J'entends par-ci, par-là des
intellectuels, des experts, des possesseurs de cerveaux, parfois,
évoquer le souvenir de la bande à Baader, des brigades rouges,
d'Action Directe, pour expliquer les derniers attentats qui se sont
produits en France depuis l'affaire Mérah. La question étant,
évidemment, de comprendre comment ces gens, qu'on a immédiatement
classés dans la catégorie « terroristes islamiques »,
bien qu'ils soient tous français, tous enfants de la république
française, produits de son école et des ses institutions, ont pu en
arriver à de tels actes. Et bien je trouve pertinente la
comparaison. A l'époque des terroristes de « gauche »,
on s'est empressé de tenter une responsabilisation de la gauche
française et de ses dérives totalitaires. La vérité, c'est que la
gauche française n'était en rien responsable et, donc,
qu'aujourd'hui, le responsable n'est pas la religion musulmane. Tout
simplement parce qu'il s'agit, dans les deux cas, de dérives très
minoritaires d'une partie de la jeunesse en quête d'un idéal
absolu. Une chose très ordinaire et dont tout le monde sait qu'elle
nous est à tous commune : la difficulté à s'intégrer dans une
société qu'on trouve à la fois injuste et peu désirable. Dans les
années 70, cela se traduisait par la dénonciation du « métro,
boulot, dodo »... Aujourd'hui, cela se traduit par la
dénonciation du caractère inégalitaire en objectivement
insupportable du capitalisme. Non, définitivement non, la religion
n'y est pour rien. Elle n'est qu'un prétexte. Non, définitivement
non, nous n'avons pas de problèmes avec les musulmans de France. Le
seul réel problème que nous posent les réactions violentes de
notre jeunesse, c'est une remise en cause de la manière dont nous
avons choisi de faire « société ». En vérité, notre
choix de faire ou non « société ». Notre profond désir
de partager ou non. Je ne vous apprends rien : ces temps-ci, nous
préférons tous, sans exception, notre propre devenir à celui du
voisin. Ce que les esprits faibles nomment « l'individualisme »

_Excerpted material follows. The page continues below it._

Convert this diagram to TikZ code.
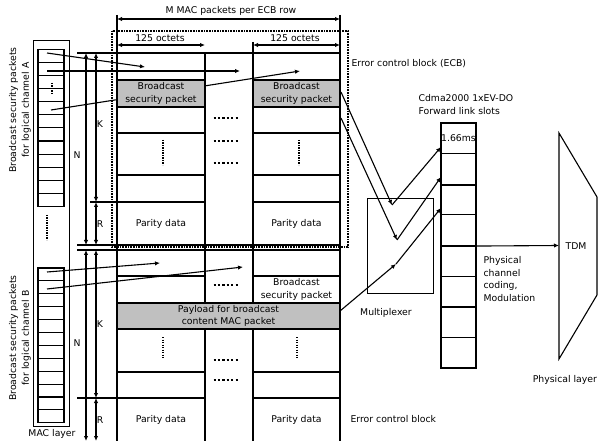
\documentclass[tikz,border=0pt]{standalone}
\usepackage{fontspec}
\setmainfont{DejaVu Sans}
\usetikzlibrary{arrows.meta, positioning, calc}
\definecolor{PacketGray}{HTML}{C0C0C0}

\begin{document}
\begin{tikzpicture}[x=1pt, y=-1pt, line width=1.1pt,
    every node/.style={font=\fontsize{9.3}{12.8}\selectfont, inner sep=0pt, align=center},
    pktbox/.style={draw, fill=PacketGray, minimum height=27pt},
    dimarrow/.style={{Latex[length=5pt, width=4.4pt]}-{Latex[length=5pt, width=4.4pt]}},
    flow/.style={-{Latex[length=5pt, width=4.4pt]}},
    hdots/.style={line width=2.3pt, dash pattern=on 2.3pt off 2.1pt},
    vdots/.style={line width=1.8pt, dash pattern=on 1.3pt off 1.2pt},
    ecbframe/.style={line width=2.6pt, dash pattern=on 0.9pt off 0.7pt}]
\useasboundingbox (0,0) rectangle (598,441);

% MAC layer stacks
\draw[line width=1pt] (33,41) rectangle (69,426);
\foreach \i in {1,...,12} {
  \node[draw, minimum width=26pt, minimum height=13.1pt] (a\i) at (51, 42.75+13.1*\i) {};
  \node[draw, minimum width=26pt, minimum height=12.9pt] (b\i) at (51, 261.55+12.9*\i) {};
}
\draw[vdots, line width=1.3pt] (52,83) -- (52,95);
\draw[vdots, line width=1.2pt] (47,215) -- (47,240);
\node[rotate=90] (chanA) at (20,110) {Broadcast security packets\\for logical channel A};
\node[rotate=90] (chanB) at (20,338) {Broadcast security packets\\for logical channel B};
\node (maclayer) at (52,434) {MAC layer};

% reference levels
\coordinate (nx) at (86,0);   \coordinate (kx) at (96,0);
\coordinate (c1l) at (117,0); \coordinate (c1r) at (205,0);
\coordinate (c3l) at (253,0); \coordinate (c3r) at (340,0);
\coordinate (hdrM) at (0,19); \coordinate (hdrO) at (0,45);
\coordinate (topA) at (0,53); \coordinate (parA) at (0,202); \coordinate (botA) at (0,245);
\coordinate (topB) at (0,250); \coordinate (parB) at (0,398); \coordinate (botB) at (0,441);

% ECB table
\foreach \xa/\xb in {117/205, 253/340} {
  \foreach \ya/\yb in {53/80, 80/107, 107/133, 133/175, 175/202, 202/245, 250/276, 276/303, 329/372, 372/398}
    \draw (\xa,\ya) rectangle (\xb,\yb);
}
\draw (117,15) -- (117,441) (340,15) -- (340,441);
\draw (205,53) -- (205,441) (253,42) -- (253,441);
\draw (205,53) -- (253,53) (205,245) -- (253,245) (205,250) -- (253,250);
\draw (77,53) -- (117,53) (90,202) -- (117,202) (77,245) -- (117,245)
      (77,250) -- (117,250) (77,398) -- (117,398);

% header
\draw[dimarrow] (c1l |- hdrM) -- (c3r |- hdrM);
\draw[dimarrow] (c1l |- hdrO) -- (c1r |- hdrO);
\draw[dimarrow] (c3l |- hdrO) -- (c3r |- hdrO);
\node (mrow) at (231,11) {M MAC packets per ECB row};
\node (octL) at (160,38.5) {125 octets};
\node (octR) at (295,38.5) {125 octets};

% N, K, R
\draw[dimarrow] (nx |- topA) -- (nx |- botA);
\draw[dimarrow] (kx |- topA) -- (kx |- parA);
\draw[dimarrow] (kx |- parA) -- (kx |- botA);
\draw[dimarrow] (nx |- topB) -- (nx |- botB);
\draw[dimarrow] (kx |- topB) -- (kx |- parB);
\draw[dimarrow] (kx |- parB) -- (kx |- botB);
\node (nA) at (77,155) {N};
\node (kA) at (100,124) {K};
\node (rA) at (100,224) {R};
\node (nB) at (77,343) {N};
\node (kB) at (100,324) {K};
\node (rB) at (100,420) {R};

% Arrows from the MAC layer
\coordinate (srcA1) at (47,53);  \coordinate (dstA1) at (145,67);
\coordinate (srcA2) at (47,71);  \coordinate (dstA2) at (240,71);
\coordinate (srcA3) at (51,110); \coordinate (dstA3) at (300,71);
\coordinate (srcB1) at (47,272); \coordinate (dstB1) at (160,263);
\coordinate (srcB2) at (47,289); \coordinate (dstB2) at (243,267);
\draw[flow] (srcA1) -- (dstA1);
\draw[flow] (srcA2) -- (dstA2);
\draw[flow] (srcA3) -- (dstA3);
\draw[flow] (srcB1) -- (dstB1);
\draw[flow] (srcB2) -- (dstB2);

% packets
\node[pktbox, minimum width=88pt] (bspA1) at (161,93.5) {Broadcast\\security packet};
\node[pktbox, minimum width=87pt] (bspA2) at (296.5,93.5) {Broadcast\\security packet};
\node[draw, minimum width=87pt, minimum height=27pt] (bspB2) at (296.5,289.5) {Broadcast\\security packet};
\node[pktbox, minimum width=223pt, minimum height=26pt] (payload) at (228.5,316) {Payload for broadcast\\content MAC packet};
\node (parA1) at (161,224) {Parity data};
\node (parA2) at (296.5,224) {Parity data};
\node (parB1) at (161,420) {Parity data};
\node (parB2) at (296.5,420) {Parity data};

% dots
\foreach \y in {118,141,163,285,360,380}
  \draw[hdots] (213.5,\y) -- (239,\y);
\draw[vdots] (163,140) -- (163,165) (299,140) -- (299,165);
\draw[vdots] (163,337) -- (163,358) (297,337) -- (297,358);

% ECB frame
\draw[ecbframe] (112,31) rectangle (348,247);
\node[anchor=west] (ecbA) at (351,64) {Error control block (ECB)};
\node[anchor=west] (ecbB) at (350,419) {Error control block};

% Multiplexer and slots
\node[draw, line width=0.9pt, minimum width=66pt, minimum height=95pt] (mux) at (400,245.5) {};
\node (muxlbl) at (386,313) {Multiplexer};
\foreach \i in {1,...,8}
  \node[draw, minimum width=35pt, minimum height=30.625pt] (s\i) at (458.5, 107.6875+30.625*\i) {};
\foreach \i in {2,4,6}
  \draw[line width=2pt] (s\i.south west) -- (s\i.south east);
\node (slotlen) at (s1) {1.66ms};
\node[anchor=west, align=left] (cdma) at (418,104.5) {Cdma2000 1xEV-DO\\Forward link slots};
\node[anchor=west, align=left] (coding) at (483,279) {Physical\\channel\\coding,\\Modulation};

\coordinate (pA) at (341,92);  \coordinate (vA) at (392,205); \coordinate (tA) at (441,147);
\coordinate (pB) at (341,118); \coordinate (vB) at (397,240); \coordinate (tB) at (441,177);
\coordinate (pC) at (340,311); \coordinate (vC) at (396,264); \coordinate (tC) at (441,208);
\draw[flow] (pA) -- (vA);
\draw[flow] (vA) -- (tA);
\draw[flow] (pB) -- (vB);
\draw[flow] (vB) -- (tB);
\draw[flow] (pC) -- (vC);
\draw[flow] (vC) -- (tC);

% Physical layer
\draw (559,133) -- (597,197) -- (597,295) -- (559,359) -- cycle;
\coordinate (tdmin) at (559,245.5);
\draw[flow] (s4.south east) -- (tdmin);
\node (tdm) at (576,246) {TDM};
\node[anchor=east] (phys) at (597.5,380) {Physical layer};
\end{tikzpicture}
\end{document}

et qui est en vérité que de l’égoïsme. L’ambiguïté entre
ces deux termes étant savamment entretenue par les pouvoirs en
place, l'individualisme ayant pour but de faire de chacun de nous un
être autonome et non prioritaire, une « personne »,
concept qui suppose la capacité de penser par soi-même et non comme
le plus grand nombre. Mais, aujourd'hui, notre véritable problème,
c'est que personne n'est en capacité de remettre en cause sa
conception de lui-même, ce qui supposerait d'abandonner quelques
privilèges et, souvent, les moyens du confort. Il est bien plus
confortable, en fait, d'accuser un tiers. Aujourd'hui, ce tiers a un
nom : islam. Cette dénonciation du choix d'un bouc émissaire ne
m'empêche pas de considérer que, malgré Houellebecq, je n'affirme
pas que l'Islam est la religion la plus con du monde mais que toutes
se valent et qu'aucune n'est tolérable du point de vue de la raison.
Comme beaucoup de nos « jeunes », je suis resté sensible
à l'injustice. Accuser l'islam, comme on accusait et accuse encore
la gauche française (voir le qualificatif « d'extrêmisme »
largement appliqué aujourd'hui à Le Pen autant qu'à Mélenchon)
est une injustice. Une injustice qui nous autorise à nous aveugler
sur nous-mêmes. Et qui, donc, a de grandes chances de perdurer.